Japanese Family Crests and Designing for Temari

Want to add meaning to your temari designs?  Need inspiration on arrangement of stitched motifs? The Elements of Japanese Design, A Handbook of Family Crests, Heraldry & Symbolism by John Dower has been one of my best sources. And we all know every artist needs her sources, right?

"The Elements of Japanese Design is a library of traditional Japanese design motifs in the form of more than 2,700 family crests (mon) compiled and drawn by a Kyoto publisher and bookseller early in the twentieth century, and selected and interpreted by John Dower, a leading American scholar of Japan.

First used for identification on the battlefield beginning in the twelfth century, mon developed into symbols of family pride and fortune and quintessential expressions of the Japanese design sensibility—especially in their economy of means, exquisite detailing, and boldness of composition. The motifs employed in these family crests are also a fascinating window into the symbolic system of traditional Japan, which drew from a rich palette of natural phenomena, plants, animals, abstract devices, and man-made objects."  (from the publisher)

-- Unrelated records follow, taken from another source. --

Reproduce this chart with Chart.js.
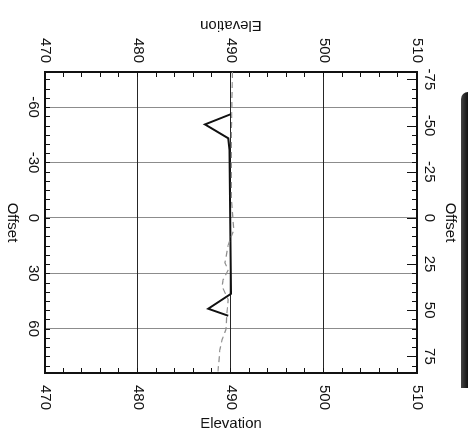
<!DOCTYPE html>
<html>
<head>
<meta charset="utf-8">
<title>Cross Section</title>
<script src="https://cdn.jsdelivr.net/npm/chart.js@4/dist/chart.umd.min.js"></script>
<style>
    html, body { margin: 0; padding: 0; background: #fff; }
    #page { position: relative; width: 468px; height: 435px; overflow: hidden; background: #fff; }
    /* the sheet is plotted upright and turned a quarter clockwise */
    #section { position: absolute; left: 0; top: 0; transform-origin: 0 0; transform: translate(468px, 0) rotate(90deg); }
    #edge { position: absolute; left: 461px; top: 92px; width: 7px; height: 296px; background: linear-gradient(to right, #444, #111); border-top-left-radius: 7px; }
</style>
</head>
<body>
<div id="page">
    <canvas id="section" width="435" height="468"></canvas>
    <div id="edge"></div>
</div>
<script>
// axis ranges
const offsetMin = -79;
const offsetMax = 84;
const elevMin = 470;
const elevMax = 510;

// tick labels
const elevTicks = [470, 480, 490, 500, 510];
const offsetTicksLower = [-60, -30, 0, 30, 60];
const offsetTicksUpper = [-75, -50, -25, 0, 25, 50, 75];

// proposed section (road template with ditches)
const designOffset = [-56.2, -50.6, -43.1, -36.8, 41.1, 49.2, 53.0];
const designElev = [490.0, 487.2, 489.7, 489.85, 490.0, 487.55, 489.7];

// existing ground
const groundOffset = [-79, -63.8, -47.6, -31.4, -9.7, 6.5, 14.6, 24.3, 28.1, 33.5, 37.3, 44.3, 52.4, 60.5, 65.9, 71.4, 83.2];
const groundElev = [490.15, 490.1, 490.05, 490.05, 490.05, 490.3, 489.7, 489.35, 489.7, 489.15, 489.05, 489.7, 489.55, 489.45, 489.05, 488.8, 488.6];

const tickFont = { family: '"Liberation Sans", Arial, sans-serif', size: 15 };
const ink = "#111";

function toPoints(xs, ys) {
    return xs.map((x, i) => ({ x: x, y: ys[i] }));
}

function fixedTicks(values) {
    return (scale) => {
        scale.ticks = values.map((v) => ({ value: v }));
    };
}

// small inward tick marks and the two elevation titles
const sheetMarks = {
    id: "sheetMarks",
    afterDraw(chart) {
        const { ctx, chartArea: area, scales } = chart;

        ctx.save();
        ctx.strokeStyle = ink;
        ctx.lineWidth = 1;
        ctx.beginPath();

        for (let v = elevMin + 2; v < elevMax; v += 2) {
            const y = Math.round(scales.y.getPixelForValue(v)) + 0.5;
            ctx.moveTo(area.left, y);
            ctx.lineTo(area.left + 5, y);
            ctx.moveTo(area.right, y);
            ctx.lineTo(area.right - 5, y);
        }

        for (let v = -75; v <= 80; v += 5) {
            const x = Math.round(scales.x.getPixelForValue(v)) + 0.5;
            ctx.moveTo(x, area.bottom);
            ctx.lineTo(x, area.bottom - 5);
        }

        for (let v = -75; v <= 80; v += 5) {
            const x = Math.round(scales.x2.getPixelForValue(v)) + 0.5;
            const len = v % 25 === 0 ? 10 : 5;
            ctx.moveTo(x, area.top);
            ctx.lineTo(x, area.top + len);
        }
        ctx.stroke();

        const midY = (area.top + area.bottom) / 2;
        ctx.font = '15px "Liberation Sans", Arial, sans-serif';
        ctx.fillStyle = ink;
        ctx.textAlign = "center";
        ctx.textBaseline = "middle";

        ctx.save();
        ctx.translate(scales.y.left + 25, midY);
        ctx.rotate(Math.PI / 2);
        ctx.fillText("Elevation", 0, 0);
        ctx.restore();

        ctx.save();
        ctx.translate(scales.y2.right - 11, midY);
        ctx.rotate(-Math.PI / 2);
        ctx.fillText("Elevation", 0, 0);
        ctx.restore();

        ctx.restore();
    },
};

new Chart(document.getElementById("section"), {
    type: "scatter",

    data: {
        datasets: [
            {
                label: "Ground",
                data: toPoints(groundOffset, groundElev),
                showLine: true,
                borderColor: "#8f8f8f",
                borderWidth: 1.2,
                borderDash: [6, 4],
                pointRadius: 0,
                xAxisID: "x",
                yAxisID: "y",
            },
            {
                label: "Design",
                data: toPoints(designOffset, designElev),
                showLine: true,
                borderColor: ink,
                borderWidth: 2,
                pointRadius: 0,
                xAxisID: "x",
                yAxisID: "y",
            },
        ],
    },

    options: {
        responsive: false,
        animation: false,
        devicePixelRatio: 1,
        layout: { padding: 0 },

        plugins: {
            legend: { display: false },
            tooltip: { enabled: false },
        },

        scales: {
            x: {
                type: "linear",
                position: "bottom",
                min: offsetMin,
                max: offsetMax,
                afterBuildTicks: fixedTicks(offsetTicksLower),
                afterFit: (s) => { s.height = 45; },
                grid: { color: "#8c8c8c", lineWidth: 1, drawTicks: false },
                border: { color: ink, width: 2 },
                ticks: { padding: 3, color: ink, font: tickFont, maxRotation: 0 },
                title: { display: true, text: "Offset", color: ink, font: tickFont, padding: { top: 0, bottom: 3 } },
            },

            x2: {
                type: "linear",
                position: "top",
                min: offsetMin,
                max: offsetMax,
                afterBuildTicks: fixedTicks(offsetTicksUpper),
                afterFit: (s) => { s.height = 51; },
                grid: { drawOnChartArea: false, drawTicks: false },
                border: { color: ink, width: 2 },
                ticks: { padding: 3, color: ink, font: tickFont, maxRotation: 0 },
                title: { display: true, text: "Offset", color: ink, font: tickFont, padding: { top: 9, bottom: 0 } },
            },

            y: {
                type: "linear",
                position: "left",
                min: elevMin,
                max: elevMax,
                afterBuildTicks: fixedTicks(elevTicks),
                afterFit: (s) => { s.width = 72; },
                grid: { color: "#262626", lineWidth: 1, drawTicks: false },
                border: { color: ink, width: 2 },
                ticks: { padding: 9, color: ink, font: tickFont },
            },

            y2: {
                type: "linear",
                position: "right",
                min: elevMin,
                max: elevMax,
                afterBuildTicks: fixedTicks(elevTicks),
                afterFit: (s) => { s.width = 62; },
                grid: { drawOnChartArea: false, drawTicks: false },
                border: { color: ink, width: 2 },
                ticks: { padding: 12, color: ink, font: tickFont },
            },
        },
    },

    plugins: [sheetMarks],
});
</script>
</body>
</html>
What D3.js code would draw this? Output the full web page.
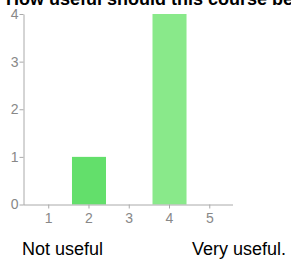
<!DOCTYPE html>
<html><head><meta charset="utf-8">
<script src="https://cdn.jsdelivr.net/npm/d3@7"></script>
<style>body{margin:0;background:#fff;overflow:hidden}</style>
</head><body>
<svg id="c" width="291" height="260"></svg>
<script>
const title = "How useful should this course be?";
const categories = ["1","2","3","4","5"];
const counts = [0,1,0,4,0];
const barColors = ["#63df6b","#63df6b","#63df6b","#89e98a","#89e98a"];
const yTicks = [0,1,2,3,4];
const lowLabel = "Not useful";
const highLabel = "Very useful.";

const svg = d3.select("#c");
const font = "'Liberation Sans', Arial, sans-serif";
const x = d3.scaleBand().domain(categories).range([28.5, 230]).paddingInner(0.155).paddingOuter(0.08);
const y = d3.scaleLinear().domain([0,4]).range([204.5, 14]);

svg.append("text").attr("x",6).attr("y",5).attr("font-family",font).attr("font-weight","bold")
  .attr("font-size",18).attr("fill","#000").text(title);

svg.selectAll("rect.bar").data(counts).join("rect").attr("class","bar")
  .attr("x",(d,i)=>x(categories[i])).attr("width",x.bandwidth())
  .attr("y",d=>y(d)).attr("height",d=>y(0)-y(d))
  .attr("fill",(d,i)=>barColors[i]);

const yAxis = svg.append("g").attr("transform","translate(23.5,0)")
  .call(d3.axisLeft(y).tickValues(yTicks).tickFormat(d3.format("d")).tickSize(4).tickSizeOuter(0));
const xAxis = svg.append("g").attr("transform",`translate(0,${y(0)})`)
  .call(d3.axisBottom(x).tickSize(4).tickSizeOuter(0));
xAxis.select(".domain").attr("d","M23.5,0.5H233");
[yAxis,xAxis].forEach(g=>{
  g.select(".domain").attr("stroke","#aaa");
  g.selectAll(".tick line").attr("stroke","#aaa");
  g.selectAll(".tick text").attr("fill","#888").attr("font-family",font).attr("font-size",14);
});
yAxis.selectAll(".tick text").attr("x",-5);
xAxis.selectAll(".tick text").attr("y",9);

svg.append("text").attr("x",22).attr("y",255).attr("font-family",font).attr("font-size",18).attr("fill","#000").text(lowLabel);
svg.append("text").attr("x",192).attr("y",255).attr("font-family",font).attr("font-size",18).attr("fill","#000").text(highLabel);
</script>
</body></html>
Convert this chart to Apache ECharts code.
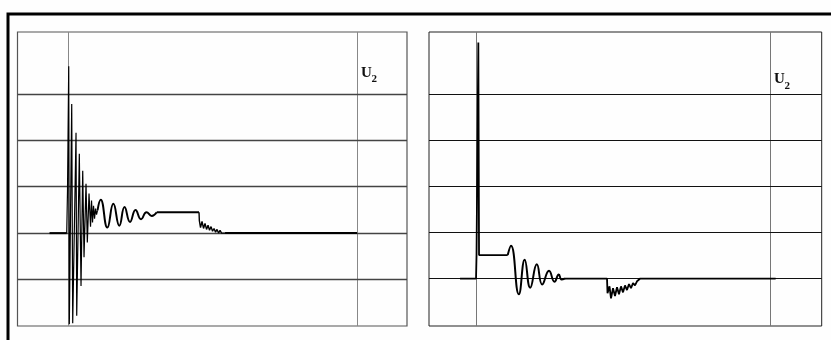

Although the book was first published in 1971, it will always be valuable as a historical reference for any artist, including temari stitchers, who wish to add meaning to their work and be inspired by the arrangement of motifs within the circular mon. I am almost overwhelmed by the numerous mon for each topic. For example, bamboo (take) is represented by almost sixty different mon!

"Versatile, graceful, and auspicious, from ancient times bamboo has played an extraordinarily large role in Japan. Originally brought from China to grace the gardens of the Japanese nobility, approximately 150 varieties are now estimated to exist in the country. The strength and flexibility of bamboo has taken it far from the nobility's gardens over the centuries: fences, lattices, ladders, and pipes; arrows and spears; flutes and writing brushes; baskets, brooms, hats, and sieves are merely a few of its daily guises.

The bamboo has admirable connotations....and its endurance throughout the seasons has caused it to be associated with such virtues as constancy, integrity, and honor."

A simple band of thread wrapped around the temari can represent bamboo. Do you know someone who has these virtues (constancy, integrity, and honor)? Why not make a temari for them and include bamboo in the design?